• _SUPPLIED INFORMATION_:
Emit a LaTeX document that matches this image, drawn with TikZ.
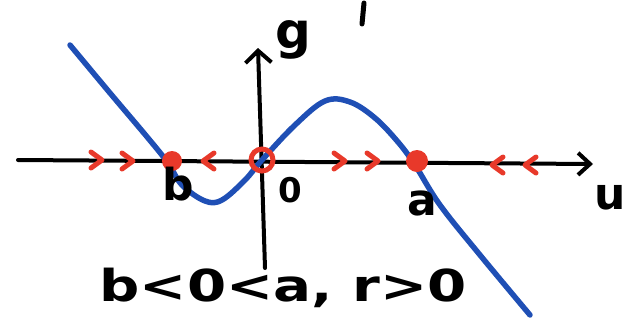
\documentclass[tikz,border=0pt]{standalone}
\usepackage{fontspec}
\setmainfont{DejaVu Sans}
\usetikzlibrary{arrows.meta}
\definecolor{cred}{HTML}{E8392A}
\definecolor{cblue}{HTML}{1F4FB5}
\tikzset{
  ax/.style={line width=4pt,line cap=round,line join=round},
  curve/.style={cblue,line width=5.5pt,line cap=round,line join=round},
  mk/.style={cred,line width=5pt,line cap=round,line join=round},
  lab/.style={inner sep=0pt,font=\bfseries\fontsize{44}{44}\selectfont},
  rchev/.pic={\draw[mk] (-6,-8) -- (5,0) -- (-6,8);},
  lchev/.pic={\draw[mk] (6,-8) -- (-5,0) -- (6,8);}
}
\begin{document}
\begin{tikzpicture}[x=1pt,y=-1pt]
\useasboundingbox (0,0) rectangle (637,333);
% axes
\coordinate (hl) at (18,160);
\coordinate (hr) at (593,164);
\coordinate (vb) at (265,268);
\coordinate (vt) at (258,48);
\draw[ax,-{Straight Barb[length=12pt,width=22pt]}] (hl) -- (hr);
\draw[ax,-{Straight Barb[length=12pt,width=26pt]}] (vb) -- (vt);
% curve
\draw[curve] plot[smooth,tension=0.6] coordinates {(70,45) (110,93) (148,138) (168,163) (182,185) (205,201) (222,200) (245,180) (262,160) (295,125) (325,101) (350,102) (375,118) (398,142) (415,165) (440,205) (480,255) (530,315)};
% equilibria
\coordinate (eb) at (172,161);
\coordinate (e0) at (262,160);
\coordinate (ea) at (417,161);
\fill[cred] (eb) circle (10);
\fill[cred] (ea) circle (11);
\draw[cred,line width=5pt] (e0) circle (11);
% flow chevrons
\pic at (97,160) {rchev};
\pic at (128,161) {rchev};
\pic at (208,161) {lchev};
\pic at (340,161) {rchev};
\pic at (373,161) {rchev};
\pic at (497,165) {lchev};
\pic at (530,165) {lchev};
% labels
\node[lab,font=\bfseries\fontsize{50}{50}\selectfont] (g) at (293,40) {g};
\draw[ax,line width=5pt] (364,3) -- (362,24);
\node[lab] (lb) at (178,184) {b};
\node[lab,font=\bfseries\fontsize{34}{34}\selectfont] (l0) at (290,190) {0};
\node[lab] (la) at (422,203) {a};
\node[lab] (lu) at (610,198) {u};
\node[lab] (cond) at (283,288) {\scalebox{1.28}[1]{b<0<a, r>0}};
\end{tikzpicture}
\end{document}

• _WHAT IS REQUIRED_: Copy the data exactly. Any picture it contains is to be omitted.

• _RESULT_:
Emit a LaTeX document that matches this image, drawn with TikZ.
\documentclass[tikz,border=0pt]{standalone}
\usepackage{fontspec}
\setmainfont{DejaVu Sans}
\usetikzlibrary{arrows.meta}
\definecolor{cred}{HTML}{E8392A}
\definecolor{cblue}{HTML}{1F4FB5}
\tikzset{
  ax/.style={line width=4pt,line cap=round,line join=round},
  curve/.style={cblue,line width=5.5pt,line cap=round,line join=round},
  mk/.style={cred,line width=5pt,line cap=round,line join=round},
  lab/.style={inner sep=0pt,font=\bfseries\fontsize{44}{44}\selectfont},
  rchev/.pic={\draw[mk] (-6,-8) -- (5,0) -- (-6,8);},
  lchev/.pic={\draw[mk] (6,-8) -- (-5,0) -- (6,8);}
}
\begin{document}
\begin{tikzpicture}[x=1pt,y=-1pt]
\useasboundingbox (0,0) rectangle (637,333);
% axes
\coordinate (hl) at (18,160);
\coordinate (hr) at (593,164);
\coordinate (vb) at (265,268);
\coordinate (vt) at (258,48);
\draw[ax,-{Straight Barb[length=12pt,width=22pt]}] (hl) -- (hr);
\draw[ax,-{Straight Barb[length=12pt,width=26pt]}] (vb) -- (vt);
% curve
\draw[curve] plot[smooth,tension=0.6] coordinates {(70,45) (110,93) (148,138) (168,163) (182,185) (205,201) (222,200) (245,180) (262,160) (295,125) (325,101) (350,102) (375,118) (398,142) (415,165) (440,205) (480,255) (530,315)};
% equilibria
\coordinate (eb) at (172,161);
\coordinate (e0) at (262,160);
\coordinate (ea) at (417,161);
\fill[cred] (eb) circle (10);
\fill[cred] (ea) circle (11);
\draw[cred,line width=5pt] (e0) circle (11);
% flow chevrons
\pic at (97,160) {rchev};
\pic at (128,161) {rchev};
\pic at (208,161) {lchev};
\pic at (340,161) {rchev};
\pic at (373,161) {rchev};
\pic at (497,165) {lchev};
\pic at (530,165) {lchev};
% labels
\node[lab,font=\bfseries\fontsize{50}{50}\selectfont] (g) at (293,40) {g};
\draw[ax,line width=5pt] (364,3) -- (362,24);
\node[lab] (lb) at (178,184) {b};
\node[lab,font=\bfseries\fontsize{34}{34}\selectfont] (l0) at (290,190) {0};
\node[lab] (la) at (422,203) {a};
\node[lab] (lu) at (610,198) {u};
\node[lab] (cond) at (283,288) {\scalebox{1.28}[1]{b<0<a, r>0}};
\end{tikzpicture}
\end{document}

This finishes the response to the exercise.